Everything is workable

"When we realize that the path is the goal, there's a sense of workability. Everything that occurs in our confused mind we can regard as the path. Everything is workable."

Pema Chodron, Comfortable With Uncertainty (2002)

Monday, April 02, 2007

I write for ...

I write for my own kind
I do not pitch my voice
that every phrase be heard
by those who have no choice:
their quality of mind
must be withdrawn and still,
as moth that answers moth
across a roaring hill.

John Hewitt (1907-1987)

Sunday, April 01, 2007

Clearing Clutter

I've been getting into clearing clutter. Roughly 10 kilos has been reused/recycled and passed on. Probably about 10 more to go.
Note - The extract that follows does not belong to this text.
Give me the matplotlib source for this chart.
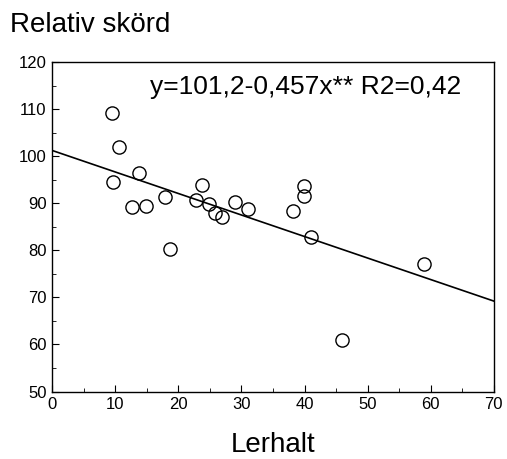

I've been enjoying the 'psychology' of letting go. Getting rid of:
- Clothes that don't fit means accepting my body shape.
- Stupit trinkets that someone gave me, means admitting that a trinket doesn't represent their love for me.
- Stuff from friends long gone doesn't means admitting I can't keep them with me.
- Projects I never finished, means admitting they are not going to get finished.

and so forth. Clearing clutter is about getting real honest!!!

However, the inner wrestling that I do to get stuff out the door - but i might need it (the universe is plentiful and I receive everything I need) but It's expensive (then someone who needs it will sell it and get the money they need)....

Man when I open that hatch on the charity bin and put that stuff in and then walk back to my car unencumbered it's like taking a great big psychological dump!!! (can I say that here? *g*)

And since I"ve been doing it all sorts of lovely synchronicities have reappeared in my life, because there's space now.